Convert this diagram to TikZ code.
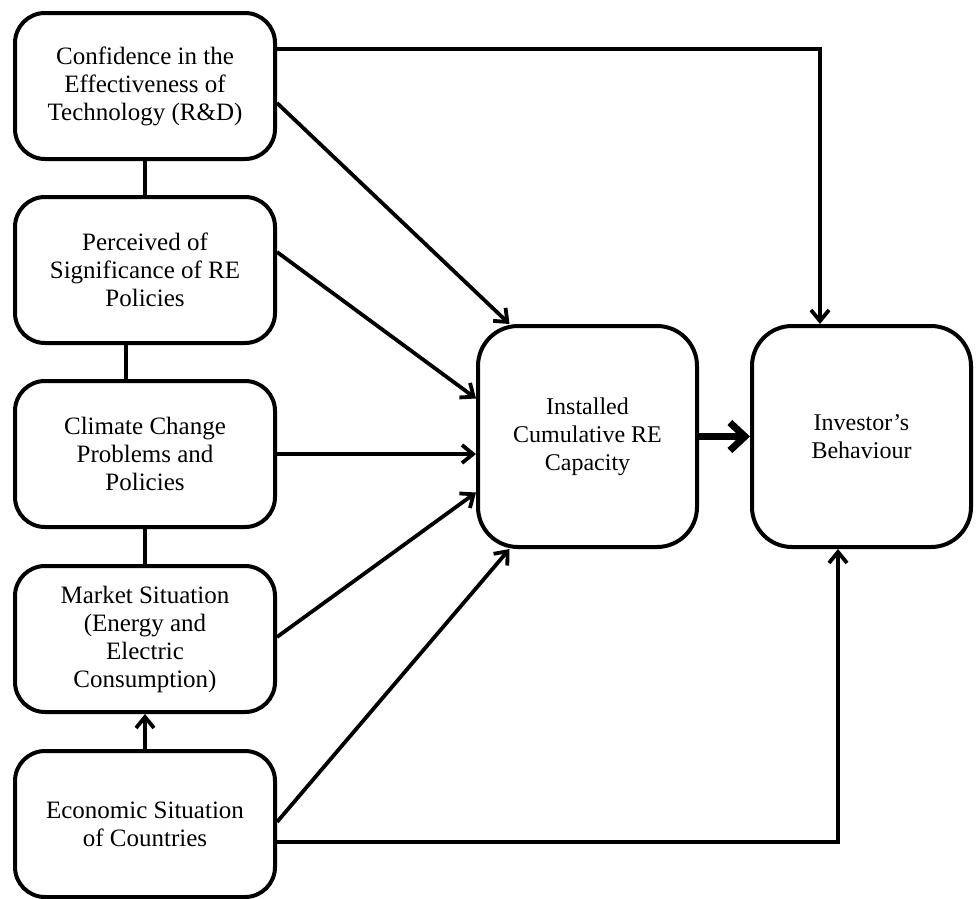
\documentclass[tikz,border=0pt]{standalone}
\usepackage{fontspec}
\setmainfont{Liberation Serif}
\usetikzlibrary{arrows.meta}
\begin{document}
\begin{tikzpicture}[x=1pt,y=-1pt,
  box/.style={draw, line width=4pt, rounded corners=30pt, minimum width=260pt, minimum height=146pt, align=center, font=\fontsize{25}{28}\selectfont, inner sep=0pt},
  bigbox/.style={draw, line width=4pt, rounded corners=40pt, minimum width=219pt, minimum height=221pt, align=center, font=\fontsize{24}{28}\selectfont, inner sep=0pt},
  conn/.style={line width=3.8pt},
  arr/.style={conn, -{Straight Barb[length=11pt,width=18pt]}},
  bigarr/.style={line width=7pt, -{Straight Barb[length=15pt,width=28pt]}}]
\useasboundingbox (0,0) rectangle (977,898);
\node[box] (b1) at (145,86) {Confidence in the\\Effectiveness of\\Technology (R\&D)};
\node[box] (b2) at (145,270) {Perceived of\\Significance of RE\\Policies};
\node[box] (b3) at (145,454) {Climate Change\\Problems and\\Policies};
\node[box] (b4) at (145,639) {Market Situation\\(Energy and\\Electric\\Consumption)};
\node[box] (b5) at (145,824) {Economic Situation\\of Countries};
\node[bigbox] (ib) at (587.5,436.5) {Installed\\Cumulative RE\\Capacity};
\node[bigbox] (inv) at (861.5,436.5) {Investor’s\\Behaviour};
\coordinate (tr) at (820,49);
\coordinate (br) at (838,842);
\draw[conn] (b1.south) -- (b2.north);
\draw[conn] ([xshift=-19pt]b2.south) -- ([xshift=-19pt]b3.north);
\draw[conn] (b3.south) -- (b4.north);
\draw[arr] (b5.north) -- (b4.south);
\draw[arr] (b1.east |- tr) -- (tr) -- (inv.north -| tr);
\draw[arr] ([yshift=-17pt]b1.east) -- ([xshift=-78pt]ib.north);
\draw[arr] ([yshift=18pt]b2.east) -- ([yshift=38pt]ib.west);
\draw[arr] (b3.east) -- (ib.west |- b3.east);
\draw[arr] ([yshift=2pt]b4.east) -- ([yshift=-56pt]ib.west);
\draw[arr] ([yshift=2pt]b5.east) -- ([xshift=-78pt]ib.south);
\draw[arr] (b5.east |- br) -- (br) -- (inv.south -| br);
\draw[bigarr] (ib.east) -- (inv.west);
\end{tikzpicture}
\end{document}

• • • • • • •

GIVEN TASK
Leave the images out, please, and restate each line word for word.

OUTPUT OF THE TASK
Convert this diagram to TikZ code.
\documentclass[tikz,border=0pt]{standalone}
\usepackage{fontspec}
\setmainfont{Liberation Serif}
\usetikzlibrary{arrows.meta}
\begin{document}
\begin{tikzpicture}[x=1pt,y=-1pt,
  box/.style={draw, line width=4pt, rounded corners=30pt, minimum width=260pt, minimum height=146pt, align=center, font=\fontsize{25}{28}\selectfont, inner sep=0pt},
  bigbox/.style={draw, line width=4pt, rounded corners=40pt, minimum width=219pt, minimum height=221pt, align=center, font=\fontsize{24}{28}\selectfont, inner sep=0pt},
  conn/.style={line width=3.8pt},
  arr/.style={conn, -{Straight Barb[length=11pt,width=18pt]}},
  bigarr/.style={line width=7pt, -{Straight Barb[length=15pt,width=28pt]}}]
\useasboundingbox (0,0) rectangle (977,898);
\node[box] (b1) at (145,86) {Confidence in the\\Effectiveness of\\Technology (R\&D)};
\node[box] (b2) at (145,270) {Perceived of\\Significance of RE\\Policies};
\node[box] (b3) at (145,454) {Climate Change\\Problems and\\Policies};
\node[box] (b4) at (145,639) {Market Situation\\(Energy and\\Electric\\Consumption)};
\node[box] (b5) at (145,824) {Economic Situation\\of Countries};
\node[bigbox] (ib) at (587.5,436.5) {Installed\\Cumulative RE\\Capacity};
\node[bigbox] (inv) at (861.5,436.5) {Investor’s\\Behaviour};
\coordinate (tr) at (820,49);
\coordinate (br) at (838,842);
\draw[conn] (b1.south) -- (b2.north);
\draw[conn] ([xshift=-19pt]b2.south) -- ([xshift=-19pt]b3.north);
\draw[conn] (b3.south) -- (b4.north);
\draw[arr] (b5.north) -- (b4.south);
\draw[arr] (b1.east |- tr) -- (tr) -- (inv.north -| tr);
\draw[arr] ([yshift=-17pt]b1.east) -- ([xshift=-78pt]ib.north);
\draw[arr] ([yshift=18pt]b2.east) -- ([yshift=38pt]ib.west);
\draw[arr] (b3.east) -- (ib.west |- b3.east);
\draw[arr] ([yshift=2pt]b4.east) -- ([yshift=-56pt]ib.west);
\draw[arr] ([yshift=2pt]b5.east) -- ([xshift=-78pt]ib.south);
\draw[arr] (b5.east |- br) -- (br) -- (inv.south -| br);
\draw[bigarr] (ib.east) -- (inv.west);
\end{tikzpicture}
\end{document}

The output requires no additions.